Ich bin mir auch sicher, dass meine Eltern mich in einer dieser Kuren besuchten, obwohl die Leitung eigentlich strikt gegen solche Besuche war - weil sie bei den Kindern das Heimweh schüren würde. Nun, ich kann mich erinnern, wie sehr ich gebettelt habe, dass man mich doch mitnehmen solle, aber ich musste bleiben. Ich kann nicht beschreiben, was ich nach der Abfahrt meiner Eltern gefühlt habe, aber es war sicherlich nicht Heimweh.
Es wird sicherlich niemanden überraschen, dass ich unter einer PTBS leide, seit zehn Jahren immer wieder in psychosomatischen Kliniken bin und das Gefühl habe, dass andere Menschen vor allem GEFÄHRLICH sind. Gefährlich und fremd, und dass ich niemandem vertrauen kann. Ich will das nicht allein auf diese Kuren schieben - meine Mutter hat mich jahrelang geschlagen, gedemütigt und unterdrückt. Geholfen hat es sicherlich nicht.

Liebe Evelyn, ich verstehe dich, aber wir, die wir in der Öffentlichkeit stehen, müssen belegen, dass es die vielen Betroffenen gibt. Dafür gibt es ja das Portal: ZEUGNIS ABLEGEN, da kann man ja sehen, dass es um viele Menschen geht, die dieselbe Erfahrung gemacht haben. Dafür gibt es unsere Fragebögen. Wir versuchen viel und kämpfen mit Argumenten. Und ein Denkmal ist ein Denkanstoß für viele Unbeteiligte und besser als in den Museen weiterhin nur Positives zu den Verschickungen zu lesen. Grüße, Anja
Ich bin sehr entrüstet darüber dass es Menschen gibt die diese vielen Tatsachenberichte betroffener Kinder/ Menschen überhaupt anzweifeln oder versuchen ins lächerliche zu ziehen indem sie gegenteiliges behaupten oder diese Verbrechen abzumildern. Ich benutze absichtlich den Begriff ,,Verbrechen „, denn nichts anderes sind diese Taten und Missbräuche an Kindern bzw. in
diesem Fall sogar schutzbefohlener Minderjähriger!!!
Ich bin selbst betroffen und ich habe nun schon mein ganzes Leben mit den Folgen zu kämpfen. Ich bin seitdem einfach noch kränker geworden.
Ich kann gar nicht nach Borkum fahren und mir Denkmäler begucken. Ich müsste mich übergeben wenn ich an den Ort zurückkehren müsste an dem die Weichen meines Lebens so verderblich gestellt worden sind.
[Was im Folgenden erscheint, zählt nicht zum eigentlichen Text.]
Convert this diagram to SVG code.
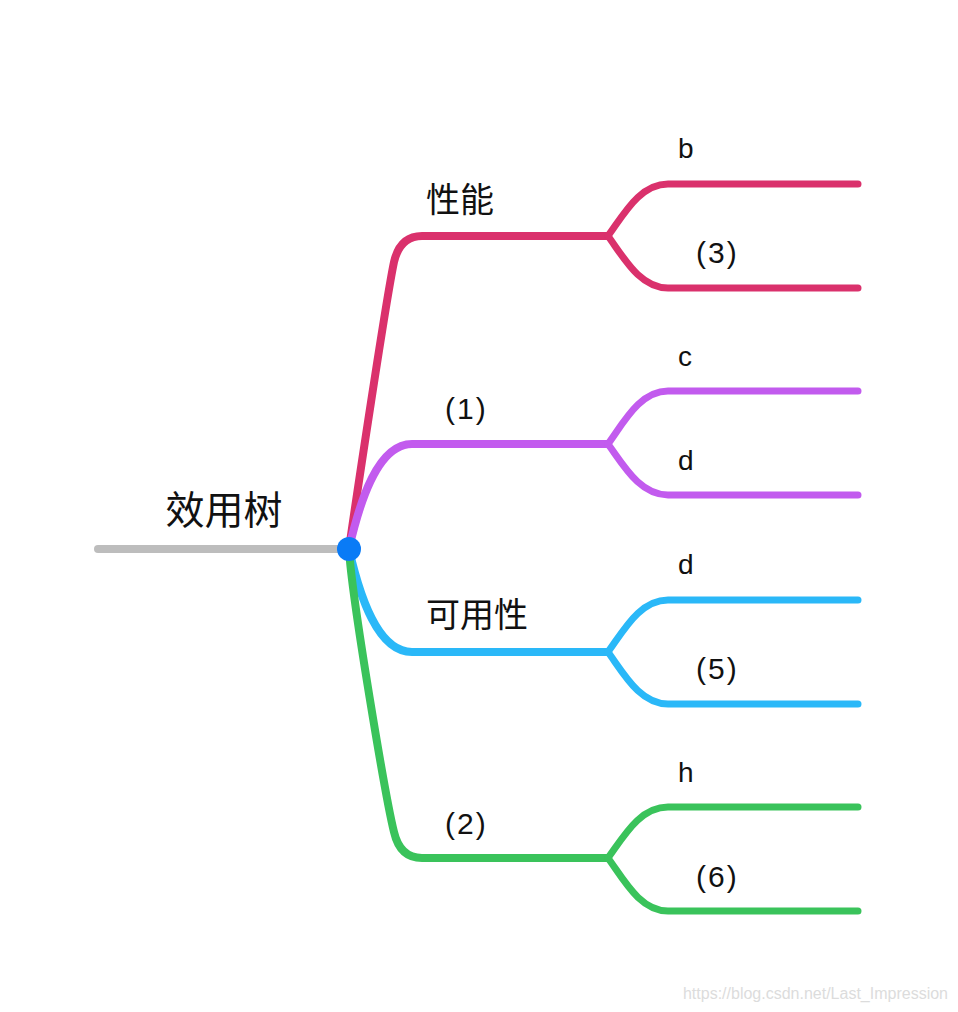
<svg xmlns="http://www.w3.org/2000/svg" width="958" height="1012" viewBox="0 0 958 1012">
<style>
text{font-family:"Liberation Sans","Noto Sans CJK SC",sans-serif;fill:#111;}
.cn{font-size:34px;}
.lb{font-size:28px;}
.pn{font-size:30px;letter-spacing:2px;}
.ln{fill:none;stroke-linecap:round;stroke-linejoin:round;}
.main{stroke-width:8;}
.sub{stroke-width:7;}
.r{stroke:#DA316C;}
.p{stroke:#C25BEE;}
.b{stroke:#2AB8F8;}
.g{stroke:#3AC35B;}
</style>
<rect width="958" height="1012" fill="#fff"/>
<g id="connectors">
<path class="ln main" d="M98,549 L349,549" stroke="#BDBDBD" stroke-width="9"/>
<path class="ln main r" d="M349,549 C356,500 386,300 394,262 Q400,236 422,236 L608,236"/>
<path class="ln sub r" d="M608,236 C624,214 640,184 668,184 L858,184"/>
<path class="ln sub r" d="M608,236 C624,258 640,288 668,288 L858,288"/>
<path class="ln main p" d="M349,549 C360,500 378,444 412,444 L608,444"/>
<path class="ln sub p" d="M608,444 C624,422 640,391 668,391 L858,391"/>
<path class="ln sub p" d="M608,444 C624,466 640,495 668,495 L858,495"/>
<path class="ln main b" d="M349,549 C360,598 378,652 412,652 L608,652"/>
<path class="ln sub b" d="M608,652 C624,630 640,600 668,600 L858,600"/>
<path class="ln sub b" d="M608,652 C624,674 640,704 668,704 L858,704"/>
<path class="ln main g" d="M349,549 C352,600 386,800 394,832 Q400,858 422,858 L608,858"/>
<path class="ln sub g" d="M608,858 C624,836 640,807 668,807 L858,807"/>
<path class="ln sub g" d="M608,858 C624,880 640,911 668,911 L858,911"/>
</g>
<g id="root"><circle cx="349" cy="549" r="12" fill="#0A7BF6"/><text x="224" y="524" text-anchor="middle" font-size="39">效用树</text></g>
<g id="n-xingneng"><text class="cn" x="426" y="212">性能</text></g>
<g id="n-1"><text class="pn" x="445" y="419">(1)</text></g>
<g id="n-keyongxing"><text class="cn" x="426" y="627" font-size="35">可用性</text></g>
<g id="n-2"><text class="pn" x="445" y="834">(2)</text></g>
<g id="n-b"><text class="lb" x="678" y="158">b</text></g>
<g id="n-3"><text class="pn" x="696" y="263">(3)</text></g>
<g id="n-c"><text class="lb" x="678" y="366">c</text></g>
<g id="n-d1"><text class="lb" x="678" y="470">d</text></g>
<g id="n-d2"><text class="lb" x="678" y="574">d</text></g>
<g id="n-5"><text class="pn" x="696" y="679">(5)</text></g>
<g id="n-h"><text class="lb" x="678" y="782">h</text></g>
<g id="n-6"><text class="pn" x="696" y="887">(6)</text></g>
<text x="948" y="999" text-anchor="end" font-size="16" style="fill:#dcdcdc">https://blog.csdn.net/Last_Impression</text>
</svg>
Hier wurden systematisch Kinderseelen zerstört mit negativen Auswirkungen
für den Rest des gesamten Lebens.
Was ??? frage ich jeden Einzelnen…was soll das wieder gut machen???
Ich bewundere diejenigen die ihre Geschichte und die Geschehnisse
in die Öffentlichkeit getragen haben und ans Tageslicht gebracht haben…
Ich habe das Trauma mein ganzes Leben bis Heute nicht überwinden oder aufarbeiten können, trotz Therapien.
Und…ich verachte diese Menschen die daher kommen und meinen sie könnten diese fürchterlichen Tatsachen, Verbrechen und Leid, einfach verharmlosen oder anzweifeln.
Weiterhin bin ich der Meinung dass dieses ganze Land und dessen Regierung für diese Schande geradezustehen hat.
Nicht wir die Betroffenen müssen um Anerkennung betteln!!!